Some notes from the local cinephile society’s latest presentation….
To look at the list of actors in “China Seas” (1935), you might suspect that the MGM casting director merely stuck his head into the studio commissary and ordered everyone who happened to be there at that very moment to put down their bowls of L.B. Mayer’s mother’s chicken soup and follow him to Stage 19. And what followers: Clark Gable, Jean Harlow, Wallace Beery, Rosalind Russell, Lewis Stone, Robert Benchley....
From its title you won’t be shocked to learn that “China Seas” is about a voyage from Hong Kong to Singapore. You might be a mite surprised to learn that the skipper is Clark Gable -- not that he’s not up to the job, but after all, he did seem to have some, um, issues with authority in “Mutiny on the Bounty,” and now, wonder of wonders, he’s the big cheese himself. It might have been interesting to find Charles Laughton skulking aboard this ship and plotting some sort of revenge, but apparently Laughton was lunching at the Paramount commissary that day.

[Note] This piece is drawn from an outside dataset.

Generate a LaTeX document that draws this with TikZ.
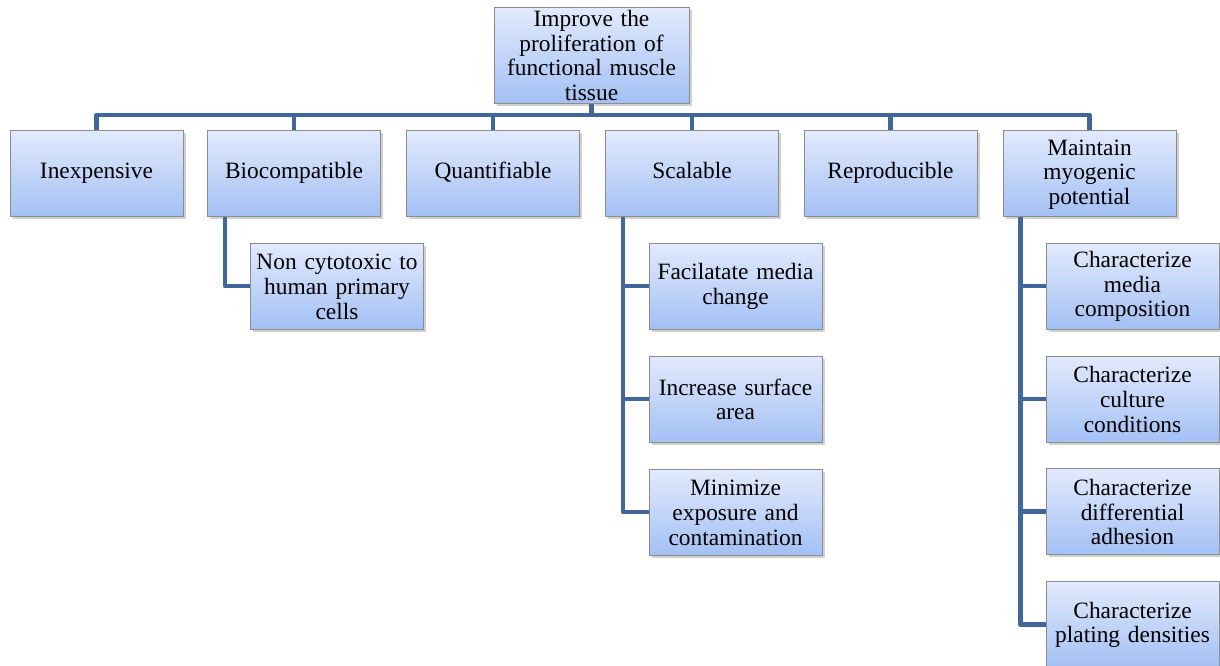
\documentclass[tikz,border=0pt]{standalone}
\usepackage{fontspec}
\setmainfont{Liberation Serif}
\usetikzlibrary{shadows}
\pgfdeclarelayer{bg}
\pgfsetlayers{bg,main}
\definecolor{linkc}{HTML}{41679A}
\definecolor{boxtop}{HTML}{E2EAFC}
\definecolor{boxbot}{HTML}{A3C0F4}
\definecolor{boxdraw}{HTML}{8C8C8C}
\tikzset{
  box/.style={draw=boxdraw, line width=0.8pt, top color=boxtop, bottom color=boxbot,
    minimum width=173pt, minimum height=86pt, text width=170pt, align=center, inner sep=0pt,
    font=\fontsize{23.4}{24.6}\selectfont, execute at begin node=\strut,
    drop shadow={shadow xshift=2.5pt, shadow yshift=-2.5pt, opacity=0.3, fill=black!60}},
  link/.style={draw=linkc, line width=4.5pt, line join=round}
}
\begin{document}
\begin{tikzpicture}[x=1pt,y=-1pt]
\useasboundingbox (0,0) rectangle (1220,665);
\clip (0,0) rectangle (1220,665);
\node[box, minimum width=195pt, minimum height=96pt, text width=192pt] (top) at (591.5,55) {Improve the\\proliferation of\\functional muscle\\tissue};
\node[box] (n1) at (96.5,173.5) {Inexpensive};
\node[box] (n2) at (294,173.5) {Biocompatible};
\node[box] (n3) at (493,173.5) {Quantifiable};
\node[box] (n4) at (692,173.5) {Scalable};
\node[box] (n5) at (890.5,173.5) {Reproducible};
\node[box] (n6) at (1089.5,173.5) {Maintain\\myogenic\\potential};
\node[box] (b1) at (337,286) {Non cytotoxic to\\human primary\\cells};
\node[box] (s1) at (735.5,286) {Facilatate media\\change};
\node[box] (s2) at (735.5,399) {Increase surface\\area};
\node[box] (s3) at (735.5,512) {Minimize\\exposure and\\contamination};
\node[box] (m1) at (1132.5,286) {Characterize\\media\\composition};
\node[box] (m2) at (1132.5,399) {Characterize\\culture\\conditions};
\node[box] (m3) at (1132.5,511.5) {Characterize\\differential\\adhesion};
\node[box] (m4) at (1132.5,624.5) {Characterize\\plating densities};
\coordinate (bus) at (591.5,115);
\begin{pgfonlayer}{bg}
\foreach \n in {n1,n2,n3,n4,n5,n6}{
  \draw[link] (top.south) -- (bus) -| (\n.north);
}
\draw[link] ([xshift=18pt]n2.south west) |- (b1.west);
\foreach \n in {s1,s2,s3}{
  \draw[link] ([xshift=18pt]n4.south west) |- (\n.west);
}
\foreach \n in {m1,m2,m3,m4}{
  \draw[link] ([xshift=18pt]n6.south west) |- (\n.west);
}
\end{pgfonlayer}
\end{tikzpicture}
\end{document}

Even without Laughton’s presence, the film’s voyage is a stormy one. Gable has to put up with an “entertainer” from his past, played by Harlow, while falling for Rosalind Russell, who plays the widow of an old friend. For some reason, the Connecticut-born Russell is cast as a British woman, and her accent is so plummy that it's a wonder she isn't stalked by Little Jack Horner.
But the storms on this ship aren’t just emotional: The plot also includes a typhoon and an attempted takeover by Malay pirates. (I suppose they could have worked in an invasion of locusts, but MGM was probably hoarding all the insects for its upcoming production of “The Good Earth.”)
As I watched “China Seas” (which I’d seen once before, many years ago on TV), it occurred to me that it’s the best Howard Hawks film ever made by someone who wasn’t Howard Hawks – in this case, Tay Garnett, hardly a household name, though film buffs rightly remember him for the original American film version of “The Postman Always Rings Twice” and for “One-Way Passage.”
Although Hawks’ name isn’t on the movie, and although I have no reason to believe he was associated with it, there are a few tropes or motifs (or whatever pretentious term you want to use) that are typical of him: the scrappy relationship between the male lead and the “entertainer” (think Cary Grant and Jean Arthur in Hawks’ “Only Angels Have Wings”); the coward who wants to redeem himself (the type of role Richard Barthelmess pretty much owned, though this time it’s Lewis Stone, a few years before he became Judge Hardy); the young pup trying to learn from the master (played here by William Henry and played years later, in Hawks’ “Rio Bravo,” by Ricky Nelson).
Then again, a closer look at the credits perhaps reveals the real reason for the similarities to Hawks’ movies: Jules Furthman, who co-wrote the screenplay, also worked on “Only Angels Have Wings” and “Rio Bravo.” (And “Rio Bravo,” come to think of it, also features Dean Martin in a role that’s similar to the Barthelmess-Stone parts, though unlike his predecessors, Martin’s character gets to survive to the final fadeout.)
Putting auteurist speculations aside (often a very good idea), you have to admit that in “China Seas” the dull moments are few and far between, if they exist at all. And aside from the melodrama, there are such delights as C. Aubrey Smith (for once cast not as a stuffed shirt or blowhard but as a fairly witty guy) and the always welcome Benchley, who, as a drunken novelist, provides my favorite moment: ”See that chess game over there? When I was four years old, I played 10 people all at once. Blindfolded. Lost every game."